Het beschikbare contante geld minus de bekende contante uitgaven resulteert in een bedrag van (- € 5.360,- - € 48.966,- =) - € 54.326,-.
In de berekening van de rechtbank zijn de in het rapport opgenomen € 300,- die betrekking hebben op een boete die door [verdachte] zou zijn betaald, buiten beschouwing gelaten.
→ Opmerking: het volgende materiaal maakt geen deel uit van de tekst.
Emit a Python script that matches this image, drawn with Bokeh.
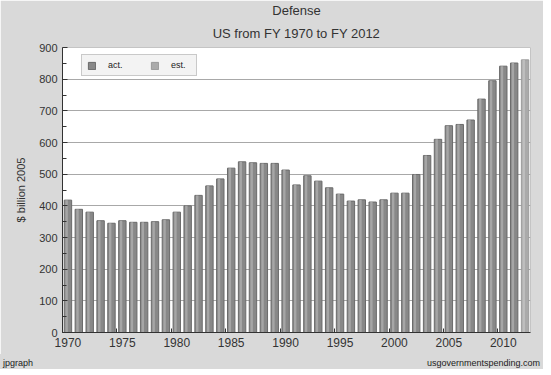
from bokeh.plotting import figure
from bokeh.models import (ColumnDataSource, Range1d, LinearAxis, FixedTicker, Title,
                          Legend, LegendItem, CustomJSTickFormatter, Div)
from bokeh.layouts import column
from bokeh.transform import dodge
from bokeh.embed import file_html
from bokeh.resources import INLINE

# ---- data ----
act_years = list(range(1970, 2012))
act_values = [418, 389, 380, 353, 345, 353, 348, 348, 350, 356,
              380, 400, 433, 463, 485, 519, 539, 536, 534, 534,
              513, 466, 495, 478, 457, 437, 415, 419, 412, 419,
              440, 440, 499, 559, 610, 653, 657, 671, 737, 795,
              841, 851]
est_years = [2012]
est_values = [861]
x_tick_labels = [1970, 1975, 1980, 1985, 1990, 1995, 2000, 2005, 2010]
y_ticks = [0, 100, 200, 300, 400, 500, 600, 700, 800, 900]
footer_left = "jpgraph"
footer_right = "usgovernmentspending.com"

FONT = "Liberation Sans"
TXT = "#333333"
BG = "#d9d9d9"

src_act = ColumnDataSource(dict(year=act_years, val=act_values))
src_est = ColumnDataSource(dict(year=est_years, val=est_values))

p = figure(frame_width=468, frame_height=285, output_backend="svg", toolbar_location=None,
           x_range=Range1d(1969.5, 2012.5), y_range=Range1d(0, 900),
           min_border_left=62, min_border_right=13, min_border_top=47, min_border_bottom=22,
           background_fill_color="white", border_fill_color=BG, x_axis_type=None)
p.outline_line_color = "#c4c4c4"

# titles
p.add_layout(Title(text="US from FY 1970 to FY 2012", align="center", text_font=FONT,
                   text_font_size="13px", text_font_style="normal", text_color=TXT,
                   standoff=13, offset=0), "above")
p.add_layout(Title(text="Defense", align="center", text_font=FONT,
                   text_font_size="13px", text_font_style="normal", text_color=TXT,
                   text_line_height=0.7, standoff=0, offset=0), "above")

# bars
base_act = p.vbar(x="year", top="val", width=0.68, source=src_act,
                  fill_color="#888888", line_color="#6a6a6a", line_width=1)
p.vbar(x=dodge("year", -0.12, range=p.x_range), top="val", width=0.22, source=src_act,
       fill_color="#a6a6a6", line_color=None)
base_est = p.vbar(x="year", top="val", width=0.68, source=src_est,
                  fill_color="#aaaaaa", line_color="#9a9a9a", line_width=1)
p.vbar(x=dodge("year", -0.12, range=p.x_range), top="val", width=0.22, source=src_est,
       fill_color="#bebebe", line_color=None)

# y axis
ya = p.yaxis[0]
ya.ticker = FixedTicker(ticks=y_ticks, minor_ticks=[v + 50 for v in y_ticks[:-1]])
ya.major_tick_in = 5
ya.major_tick_out = 0
ya.minor_tick_in = 4
ya.minor_tick_out = 0
ya.major_tick_line_color = "#333333"
ya.minor_tick_line_color = "#333333"
ya.axis_line_color = "#333333"
ya.major_label_text_font = FONT
ya.major_label_text_font_size = "11px"
ya.major_label_text_color = TXT
ya.major_label_standoff = 5
ya.axis_label = "$ billion 2005"
ya.axis_label_text_font = FONT
ya.axis_label_text_font_size = "11px"
ya.axis_label_text_font_style = "normal"
ya.axis_label_text_color = TXT
ya.axis_label_standoff = 9

# x axis: ticks at slot boundaries, labels at bar centers
xa_ticks = LinearAxis(ticker=FixedTicker(ticks=[y - 0.5 for y in x_tick_labels], minor_ticks=[]),
                      formatter=CustomJSTickFormatter(code="return ''"),
                      major_tick_in=4, major_tick_out=0, minor_tick_in=0, minor_tick_out=0,
                      axis_line_color="#333333", major_tick_line_color="#333333",
                      major_label_text_font_size="0px", major_label_standoff=0)
p.add_layout(xa_ticks, "below")
xa_lab = LinearAxis(ticker=FixedTicker(ticks=x_tick_labels, minor_ticks=[]),
                    axis_line_color=None, major_tick_line_color=None, minor_tick_line_color=None,
                    major_tick_in=0, major_tick_out=0,
                    major_label_text_font=FONT, major_label_text_font_size="12px",
                    major_label_text_color=TXT, major_label_standoff=5)
p.add_layout(xa_lab, "below")

# grid
p.xgrid.grid_line_color = None
p.ygrid.ticker = FixedTicker(ticks=y_ticks[1:])
p.ygrid.grid_line_color = "#a8a8a8"
p.ygrid.grid_line_width = 1

legend = Legend(items=[LegendItem(label="act.", renderers=[base_act]),
                       LegendItem(label="est.", renderers=[base_est])],
                orientation="horizontal", location=(19, 256),
                label_text_font=FONT, label_text_font_size="9px", label_text_color="#222222",
                glyph_width=9, glyph_height=9, label_standoff=12, spacing=22,
                padding=5, margin=0, background_fill_color="#f2f2f2",
                border_line_color="#a0a0a0", label_height=9)
p.add_layout(legend, "center")

# footer strip
footer = Div(width=543, height=13, margin=0,
             text=(f'<div style="display:flex;justify-content:space-between;align-items:flex-end;'
                   f'box-sizing:border-box;width:543px;height:13px;padding:0 3px 1px 3px;'
                   f'background:{BG};font-family:\'{FONT}\';font-size:9px;line-height:9px;'
                   f'color:#222222;"><span>{footer_left}</span><span>{footer_right}</span></div>'),
             styles={"background-color": BG})

layout = column(p, footer, spacing=0)

open("out.html", "w").write(file_html(layout, INLINE))
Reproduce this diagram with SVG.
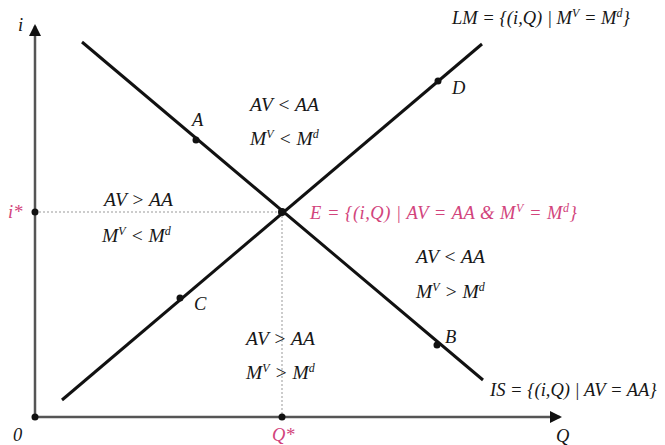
<svg xmlns="http://www.w3.org/2000/svg" width="665" height="445" viewBox="0 0 665 445">
<style>
text{font-family:"Liberation Serif","Times New Roman",serif;font-style:italic;font-size:18.5px;fill:#161616}
.reg{font-size:19.5px}
.pink{fill:#d2447c}
.up{font-size:12px}
.axis{stroke:#555;stroke-width:2.5;fill:none}
.curve{stroke:#111;stroke-width:3;fill:none}
.guide{stroke:#999;stroke-width:1;stroke-dasharray:2 2;fill:none}
.dot{fill:#111}
</style>
<defs>
<marker id="ah" markerWidth="12" markerHeight="12" refX="10" refY="6" orient="auto" markerUnits="userSpaceOnUse" viewBox="0 0 12 12">
<path d="M0,0 L12,6 L0,12 z" fill="#111"/>
</marker>
</defs>
<rect width="665" height="445" fill="#fff"/>
<g id="connectors">
<line class="axis" x1="35" y1="417" x2="35" y2="26" marker-end="url(#ah)"/>
<line class="axis" x1="35" y1="417" x2="560" y2="417" marker-end="url(#ah)"/>
<line class="guide" x1="35" y1="212" x2="282" y2="212"/>
<line class="guide" x1="282" y1="212" x2="282" y2="417"/>
<line class="curve" x1="82" y1="42" x2="483" y2="380"/>
<line class="curve" x1="62" y1="400" x2="482" y2="44"/>
</g>
<g id="axis-labels">
<text x="18" y="31" font-size="15">i</text>
<text x="13" y="441" font-style="normal" font-size="14">0</text>
<text x="556" y="442" font-size="17">Q</text>
</g>
<g id="origin"><circle class="dot" cx="35" cy="417" r="3.5"/></g>
<g id="istar"><circle class="dot" cx="35" cy="212" r="3.5"/><text class="pink" x="8" y="218" font-size="16">i*</text></g>
<g id="qstar"><circle class="dot" cx="282" cy="417" r="3.5"/><text class="pink" x="272" y="441" font-size="16">Q*</text></g>
<g id="A"><circle class="dot" cx="196" cy="140" r="3.5"/><text x="192" y="126" font-size="17">A</text></g>
<g id="D"><circle class="dot" cx="438" cy="81" r="3.5"/><text x="452" y="94" font-size="17">D</text></g>
<g id="C"><circle class="dot" cx="180" cy="298" r="3.5"/><text x="194" y="310" font-size="17">C</text></g>
<g id="B"><circle class="dot" cx="437" cy="345" r="3.5"/><text x="445" y="343" font-size="17">B</text></g>
<g id="E"><circle class="dot" cx="282" cy="212" r="4"/>
<text class="pink" x="310" y="219" font-size="20" letter-spacing="0.5">E = {(i,Q) | AV = AA &amp; M<tspan class="up" dy="-7">V</tspan><tspan dy="7"> = M</tspan><tspan class="up" dy="-7">d</tspan><tspan dy="7">}</tspan></text></g>
<g id="LM"><text x="452" y="24">LM = {(i,Q) | M<tspan class="up" dy="-7">V</tspan><tspan dy="7"> = M</tspan><tspan class="up" dy="-7">d</tspan><tspan dy="7">}</tspan></text></g>
<g id="IS"><text x="490" y="396">IS = {(i,Q) | AV = AA}</text></g>
<g id="region-top">
<text class="reg" x="250" y="111">AV &lt; AA</text>
<text class="reg" x="250" y="145">M<tspan class="up" dy="-7">V</tspan><tspan dy="7"> &lt; M</tspan><tspan class="up" dy="-7">d</tspan></text>
</g>
<g id="region-left">
<text class="reg" x="104" y="206">AV &gt; AA</text>
<text class="reg" x="102" y="242">M<tspan class="up" dy="-7">V</tspan><tspan dy="7"> &lt; M</tspan><tspan class="up" dy="-7">d</tspan></text>
</g>
<g id="region-right">
<text class="reg" x="416" y="263">AV &lt; AA</text>
<text class="reg" x="416" y="298">M<tspan class="up" dy="-7">V</tspan><tspan dy="7"> &gt; M</tspan><tspan class="up" dy="-7">d</tspan></text>
</g>
<g id="region-bottom">
<text class="reg" x="246" y="345">AV &gt; AA</text>
<text class="reg" x="246" y="379">M<tspan class="up" dy="-7">V</tspan><tspan dy="7"> &gt; M</tspan><tspan class="up" dy="-7">d</tspan></text>
</g>
</svg>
De raadsman heeft naar het oordeel van de rechtbank terecht aangevoerd dat deze post in het rapport onvoldoende is onderbouwd.
Er is derhalve, uitgaand van deze berekening, een tekort ontstaan in de kasopstelling van € 54.326,-. dat als wederrechtelijk verkregen voordeel kan worden aangemerkt
Met de officier van justitie is de rechtbank van oordeel dat bij de berekening van het wederrechtelijk voordeel ook de volgende bedragen, die bij de kasopstelling nog niet zijn betrokken, in aanmerking kunnen worden genomen:
Aangetroffen in de fouillering van [verdachte] : - € 740,-
Contante inkoop verdovende middelen periode handel: € 11.183,-
Dit resulteert in de schatting van wat [verdachte] aan wederrechtelijk verkregen voordeel heeft genoten op (€ 54.326 + € 740,- + € 11.183 =)
€ 66.249,-.
3.3.3
De schatting van het wederrechtelijk verkregen voordeel
De rechtbank zal het bedrag, waarop het wederrechtelijk verkregen voordeel wordt geschat, vaststellen op € 66.249,-.
3.3.4
De op te leggen betalingsverplichting
De rechtbank zal aan [verdachte] de verplichting opleggen tot betaling van € 66.249,- aan de staat ter ontneming van het wederrechtelijk verkregen voordeel.

4.Het wettelijke voorschrift

De op te leggen maatregel is gegrond op artikel 36e van het Wetboek van Strafrecht.

5.De beslissing

De rechtbank:
  • stelt het bedrag, waarop het wederrechtelijk verkregen voordeel wordt geschat, vast op
  • legt [verdachte] de verplichting op tot
  • bepaalt de duur van de
Deze uitspraak is gedaan door mr. R.C.A.M. Philippart, voorzitter, mr. M.E.M.W. Nuijts en mr. K.G. Witteman, rechters, in tegenwoordigheid van mr. L. Berkers en J.G.A.M. Spijkers, griffiers, en uitgesproken ter openbare zitting van 22 maart 2023.
Buiten staat
Mr. K.G. Witteman is niet in de gelegenheid deze uitspraak mede te ondertekenen.

Voetnoten

1.Waar hierna wordt verwezen naar paginanummers, wordt - tenzij anders vermeld - gedoeld op paginanummers uit het proces-verbaal van politie eenheid Limburg, proces-verbaalnummer PL2300-2018014543 en PL2300-2018087481, gesloten d.d. 24 juli 2018, doorgenummerd van pagina 1 tot en met pagina 733, alsmede de niet genummerde bescheiden.